The time has come for development of a downtown public plaza, the owner of the Bismarck Depot says.
Depot Plaza, complete with such elements as a public skating rink and outdoor event space, was a proposed project included in the Downtown Bismarck Subarea Plan. In an effort to prompt the next stage of the project, owner Dale Zimmerman put the former train depot building on the market Wednesday for $4.25 million.
When it was published in late 2013, the city’s downtown plan called for renovation of the historic building as well as development of the outside space for public use, calling it “downtown’s living room.”
Rather than leaving the project to the city, the Zimmerman family took the first steps in 2014, purchasing the depot and shoring it up structurally to “make sure the building was taken care of,” said Zimmerman, adding that $3 million was invested by his family in the space.
Now Zimmerman wants to sell the building to a foundation or charity that’s willing to raise money and build out the plaza portion. Edwinton Brewing, the restaurant and brewery Zimmerman runs out of the west end of the building, would ideally rent the space from the new building owners.
Zimmerman said the buyer would get the building complete with updated heating, air, plumbing and electric. Edwinton's could bring in rental income to the new owner — $8,000 per month for 10 years — and the east end of the building could be built out in whatever way the buyer saw fit — perhaps a space for winter ice skate rental.
Zimmerman estimates the cost of the plaza to be about $6 million. His family has already paid for renderings and architectural plans, as well as the necessary engineering and site work, he said.
In this proposed plan, there's an outdoor stage area that would house the ice rink in the winter. There's also a public fountain with green space in the center to perch a community Christmas tree.
In the subarea plan, estimated cost for Depot Plaza was $8.5 million.
The proposed project is similar in some ways to development that took place in downtown Rapid City, S.D.
Main Street Square was built in Rapid City eight years ago for $6.5 million.
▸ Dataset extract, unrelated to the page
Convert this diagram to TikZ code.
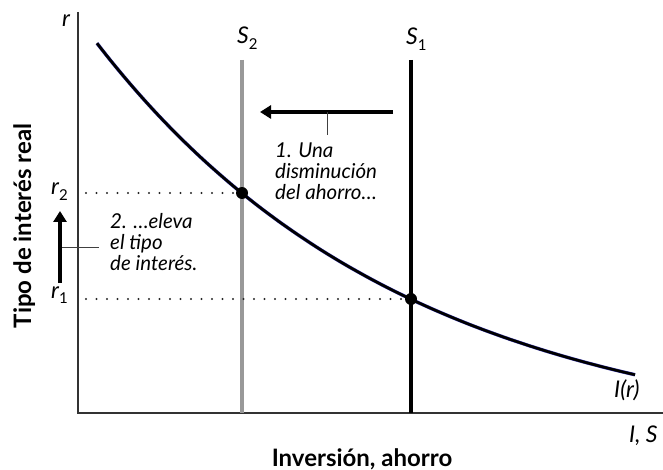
\documentclass[tikz,border=0pt]{standalone}
\usepackage{fontspec}
\setmainfont{Lato}
\usetikzlibrary{arrows.meta}
\newcommand{\lsub}[1]{\raisebox{-5.5pt}{\fontsize{15}{15}\selectfont\upshape #1}}
\begin{document}
\begin{tikzpicture}[x=1pt,y=-1pt,
  axisline/.style={line width=1.2pt,draw=black!80},
  sline/.style={line width=4.5pt},
  guide/.style={line width=2.2pt,line cap=round,dash pattern=on 0pt off 10.5pt,draw=black!85},
  fatarrow/.style={line width=4.5pt,-{Triangle[length=11pt,width=13pt]}},
  tick/.style={line width=1pt,draw=black!75},
  dotpt/.style={circle,fill=black,inner sep=0pt,minimum size=12pt},
  note/.style={font=\itshape\fontsize{20.5}{21}\selectfont,align=left,inner sep=0pt},
  lab/.style={font=\itshape\fontsize{23}{24}\selectfont,inner sep=0pt,anchor=base west},
  axtitle/.style={font=\bfseries\fontsize{24}{26}\selectfont,inner sep=0pt,anchor=base}]
\useasboundingbox (0,0) rectangle (663,470);
% axes
\coordinate (O) at (78,413);
\coordinate (ytop) at (78,12);
\coordinate (xend) at (663,413);
\draw[axisline] (ytop) -- (O) -- (xend);
% supply lines
\coordinate (s2top) at (242,60);
\coordinate (s2bot) at (242,413);
\coordinate (s1top) at (411,60);
\coordinate (s1bot) at (411,413);
\draw[sline,draw=black!40] (s2top) -- (s2bot);
\draw[sline,draw=black] (s1top) -- (s1bot);
% investment curve
\draw[line width=3.4pt,draw=blue!55!black!80] plot[domain=97:635,samples=80,smooth] (\x,{446.7-550.4*exp(-0.0032*\x)});
\draw[line width=2.6pt,draw=black] plot[domain=97:635,samples=80,smooth] (\x,{446.7-550.4*exp(-0.0032*\x)});
% equilibrium points
\node[dotpt] (e2) at (242,193) {};
\node[dotpt] (e1) at (411,299) {};
\coordinate (r2ax) at (86,193);
\coordinate (r1ax) at (86,299);
\draw[guide] (r2ax) -- (e2.west);
\draw[guide] (r1ax) -- (e1.west);
% arrows
\coordinate (ha0) at (393,112);
\coordinate (ha1) at (260,112);
\draw[fatarrow] (ha0) -- (ha1);
\coordinate (ht0) at (327,112);
\coordinate (ht1) at (327,135);
\draw[tick] (ht0) -- (ht1);
\coordinate (va0) at (60,283);
\coordinate (va1) at (60,211);
\draw[fatarrow] (va0) -- (va1);
\coordinate (vt0) at (62,247);
\coordinate (vt1) at (99,247);
\draw[tick] (vt0) -- (vt1);
% notes
\node[note,anchor=north west] (n1) at (275,143) {1. Una\\disminución\\del ahorro…};
\node[note,anchor=north west] (n2) at (110,213) {2. …eleva\\el tipo\\de interés.};
% labels
\node[lab] (lr) at (62,27) {r};
\node[lab] (lS2) at (237,44) {S\lsub{2}};
\node[lab] (lS1) at (406,45) {S\lsub{1}};
\node[lab] (lr2) at (51,195) {r\lsub{2}};
\node[lab] (lr1) at (51,298) {r\lsub{1}};
\node[lab] (lIr) at (614,397) {I(r)};
\node[lab] (lIS) at (629,442) {I, S};
\node[axtitle] (xt) at (362,466) {Inversión, ahorro};
\node[axtitle,rotate=90] (yt) at (31,226) {Tipo de interés real};
\end{tikzpicture}
\end{document}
It was paid for by a combination of city and privately fundraised dollars, said Dan Senftner, CEO of Destination Rapid City.
Those that donated did it to improve the quality of life in the community, not for a return, Senftner said.
“That truly was a gift for the community,” he said.
Destination Rapid City now operates Main Street Square, running 200 events annually with a 14-person staff and a $1 million budget. The money for operations comes from concessions, rentals, sponsorships and about $200,000 in special tax dollars collected from surrounding businesses that reap the benefit of increased downtown visitorship, Senftner said. He says the operations model could be scaled down.
“It’s how you want to do it,” he said.
Senftner said he has since consulted with 11 cities on how they could operate something similar. Among those are Casper, Wyo., with David Street Station and Caldwell, Idaho, with Indian Creek Plaza.